Le marketing d’influence, quant à lui, connaît également une profonde remise en question. Ce levier de communication, qui repose sur la confiance entre une communauté et une personnalité, est aujourd’hui miné par la prolifération des faux abonnés, des collaborations opportunistes, et d’un contenu de plus en plus standardisé. De nombreux consommateurs, autrefois séduits par l’authenticité apparente des influenceurs, se montrent désormais plus sceptiques, voire méfiants. Ils recherchent des voix vraies, des engagements transparents, et une cohérence entre les valeurs défendues et les marques promues. C’est pourquoi le marketing d’influence doit lui aussi opérer sa mue, en s’orientant vers des partenariats plus longs, plus sélectifs, et plus alignés avec une vision du monde sincère et engagée.
Dans ce contexte, certaines marques prennent les devants. Elles s’engagent dans des chartes éthiques internes, limitent volontairement le recours à certains formats publicitaires jugés trop intrusifs, valorisent la représentation inclusive dans leurs campagnes, ou misent sur la sobriété digitale en réduisant leur empreinte numérique.
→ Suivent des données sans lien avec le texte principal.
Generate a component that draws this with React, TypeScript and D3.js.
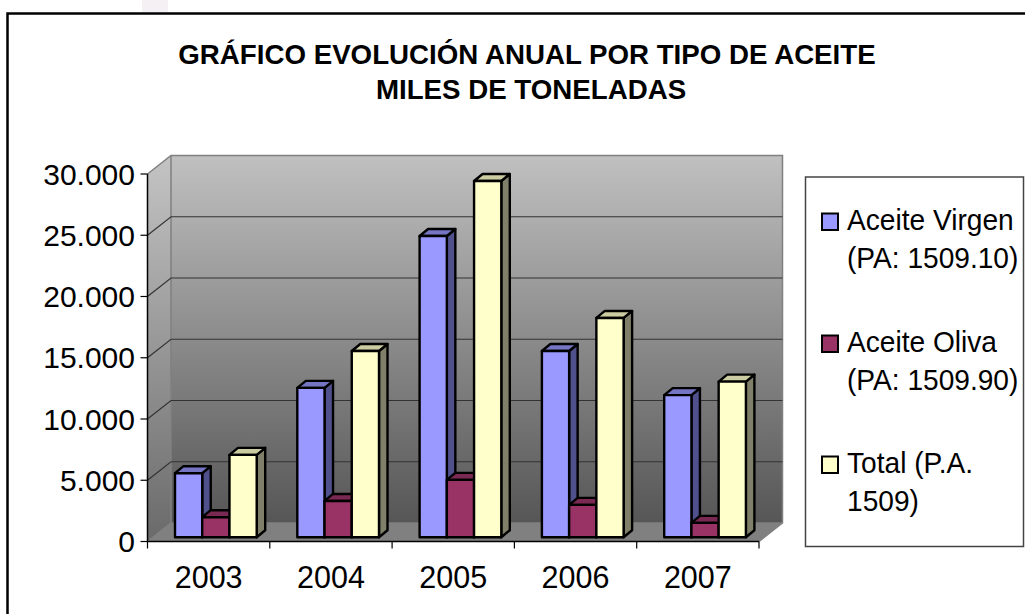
import React from "react";
import * as d3 from "d3";

const years = ["2003", "2004", "2005", "2006", "2007"];
const virgen = [5225, 12190, 24590, 15200, 11600];
const oliva = [1633, 2960, 4680, 2640, 1170];
const total = [6720, 15200, 29080, 17900, 12700];
const yTicks = [0, 5000, 10000, 15000, 20000, 25000, 30000];
const tickLabels = ["0", "5.000", "10.000", "15.000", "20.000", "25.000", "30.000"];
const seriesNames = ["Aceite Virgen", "Aceite Oliva", "Total"];
const seriesValues = [virgen, oliva, total];
const seriesFront = ["#9999ff", "#993366", "#ffffcc"];
const seriesSide = ["#50508c", "#5f2340", "#80806a"];
const seriesTop = ["#7575c4", "#7a2952", "#cccca3"];
const legendLines = [
  ["Aceite Virgen", "(PA: 1509.10)"],
  ["Aceite Oliva", "(PA: 1509.90)"],
  ["Total (P.A.", "1509)"],
];
const titleLines = ["GRÁFICO EVOLUCIÓN ANUAL POR TIPO DE ACEITE", "MILES DE TONELADAS"];

const FONT = "'Liberation Sans', Arial, sans-serif";
const W = 1025, H = 614;
const x0 = 147.5, x1 = 759, yB = 541.5, yT = 174;
const wallDx = 23.5, wallDy = 18.5;
const barDx = 8.5, barDy = 7;
const barBaseShift = 4.3;

const x = d3.scaleBand<string>().domain(years).range([x0, x1]);
const xs = d3.scaleBand<string>().domain(seriesNames).range([27.5, 109.2]);
const y = d3.scaleLinear().domain([0, 30000]).range([yB, yT]);
const poly = (pts: number[][]) => pts.map((p) => p.join(",")).join(" ");

export default function App() {
  const wr = x1 + wallDx, wl = x0 + wallDx;
  const wt = y(30000) - wallDy, wb = yB - wallDy;
  return (
    <svg width={W} height={H} viewBox={`0 0 ${W} ${H}`} style={{ position: "fixed", left: 0, top: 0, background: "#fff" }} fontFamily={FONT}>
      <defs>
        <linearGradient id="wall" x1="0" y1="0" x2="0" y2="1">
          <stop offset="0" stopColor="#c0c0c0" />
          <stop offset="1" stopColor="#565656" />
        </linearGradient>
        <linearGradient id="side" x1="0" y1="0" x2="0" y2="1">
          <stop offset="0" stopColor="#c4c4c4" />
          <stop offset="1" stopColor="#6a6a6a" />
        </linearGradient>
      </defs>
      <rect x={142} y={0} width={26} height={12} fill="#f4f0f4" />
      <path d={`M${W} 13.5H7.5V${H}`} fill="none" stroke="#000" strokeWidth={2.5} />
      {titleLines.map((t, i) => (
        <text key={t} x={[527, 531][i]} y={[64, 98.5][i]} textAnchor="middle" fontSize={27.7} fontWeight="bold" fill="#000">{t}</text>
      ))}
      {/* walls */}
      <polygon points={poly([[x0, yT], [wl, wt], [wl, wb], [x0, yB]])} fill="url(#side)" />
      <rect x={wl} y={wt} width={x1 - x0} height={wb - wt} fill="url(#wall)" />
      <polygon points={poly([[x0, yB], [wl, wb], [wr, wb], [x1, yB]])} fill="#808080" />
      <path d={`M${x0} ${yT}L${wl} ${wt}H${wr}V${wb}L${x1} ${yB}M${wl} ${wt}V${wb}L${x0} ${yB}M${wl} ${wb}H${wr}`} fill="none" stroke="#808080" strokeWidth={1.5} />
      {yTicks.slice(1, -1).map((t) => (
        <path key={t} d={`M${x0} ${y(t)}L${wl} ${y(t) - wallDy}H${wr}`} fill="none" stroke="#333" strokeWidth={1.2} />
      ))}
      {/* bars */}
      {years.map((yr, i) =>
        seriesNames.map((s, k) => {
          const l = x(yr)! + xs(s)!;
          const r = l + xs.bandwidth();
          const b = y(0) - barBaseShift;
          const t = y(seriesValues[k][i]) - barBaseShift;
          return (
            <g key={yr + s} stroke="#000" strokeWidth={2.4} strokeLinejoin="round">
              <polygon points={poly([[r, t], [r + barDx, t - barDy], [r + barDx, b - barDy], [r, b]])} fill={seriesSide[k]} />
              <polygon points={poly([[l, t], [l + barDx, t - barDy], [r + barDx, t - barDy], [r, t]])} fill={seriesTop[k]} />
              <rect x={l} y={t} width={r - l} height={b - t} fill={seriesFront[k]} />
            </g>
          );
        })
      )}
      {/* axes */}
      <path d={`M${x0} ${yT}V${yB}H${x1}`} fill="none" stroke="#000" strokeWidth={1.5} />
      {yTicks.map((t, i) => (
        <g key={t}>
          <line x1={x0 - 7} x2={x0} y1={y(t)} y2={y(t)} stroke="#000" strokeWidth={1.2} />
          <text x={135} y={y(t) + 10.5} textAnchor="end" fontSize={30} fill="#000">{tickLabels[i]}</text>
        </g>
      ))}
      {[...years, "end"].map((yr, i) => {
        const tx = x0 + i * x.step();
        return <line key={yr} x1={tx} x2={tx} y1={yB} y2={yB + 7} stroke="#000" strokeWidth={1.2} />;
      })}
      {years.map((yr) => (
        <text key={yr} x={x(yr)! + x.bandwidth() / 2} y={588} textAnchor="middle" fontSize={30.5} fill="#000">{yr}</text>
      ))}
      {/* legend */}
      <rect x={805.5} y={177} width={218} height={369.5} fill="#fff" stroke="#444" strokeWidth={1.5} />
      {legendLines.map((lines, k) => {
        const cy = [222, 344, 465][k];
        return (
          <g key={k}>
            <rect x={822} y={cy - 8.5} width={16} height={16.5} fill={seriesFront[k]} stroke="#000" strokeWidth={2} />
            {lines.map((t, j) => (
              <text key={t} transform={`translate(847 ${cy + 8 + j * 38}) scale(0.97 1)`} fontSize={29} fill="#000">{t}</text>
            ))}
          </g>
        );
      })}
    </svg>
  );
}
D’autres explorent de nouveaux territoires, comme le slow content, les plateformes décentralisées ou la co-création communautaire. Ces stratégies, plus lentes mais souvent plus durables, incarnent un changement de paradigme : celui d’un marketing qui ne cherche pas seulement à vendre, mais aussi à créer du sens, à renforcer la confiance, et à participer à la construction d’une société plus équitable.
Du côté des formations en marketing, ces évolutions imposent une révision des priorités pédagogiques. Former des experts techniques, oui, mais aussi des professionnels conscients de leurs responsabilités. Cela signifie intégrer des modules sur l’éthique algorithmique, sur le droit numérique, sur la psychologie du consommateur à l’ère de l’hyper-connexion, mais aussi favoriser des débats, des projets engagés, et des études de cas réels qui posent des dilemmes moraux. Il ne s’agit plus seulement d’apprendre à capter l’attention, mais d’apprendre à mériter la confiance.
Les entreprises attendent désormais de leurs équipes marketing qu’elles sachent conjuguer performance et responsabilité. Cela implique d’être capable de maîtriser les outils les plus avancés, tout en gardant un regard critique sur leur impact. Cela signifie savoir utiliser une IA générative pour enrichir une campagne, tout en vérifiant la provenance des données. Cela demande de collaborer avec des influenceurs, sans tomber dans les dérives de l’opportunisme ou de la fausse authenticité. Et cela exige, surtout, de replacer l’humain au centre des décisions marketing.
Vers quel modèle tendons-nous alors ? Peut-être vers un marketing plus humble, plus durable, plus cohérent. Un marketing qui accepte de renoncer à une part de contrôle algorithmique pour favoriser une relation plus transparente avec ses publics. Un marketing qui ne cherche plus à manipuler les comportements, mais à comprendre les aspirations. Un marketing qui, enfin, reconnaît que son pouvoir d’influence s’accompagne d’une immense responsabilité sociale et culturelle.
Dans cette transition, les business schools ont un rôle fondamental à jouer. Elles doivent être les catalyseurs de cette mutation, en formant une nouvelle génération de marketeurs capables de conjuguer technologie, stratégie et conscience. Car si le digital transforme tout, c’est avant tout l’intention derrière chaque campagne qui détermine son véritable impact. Et c’est cette intention qu’il nous appartient de questionner, de transmettre, et de réinventer, ensemble.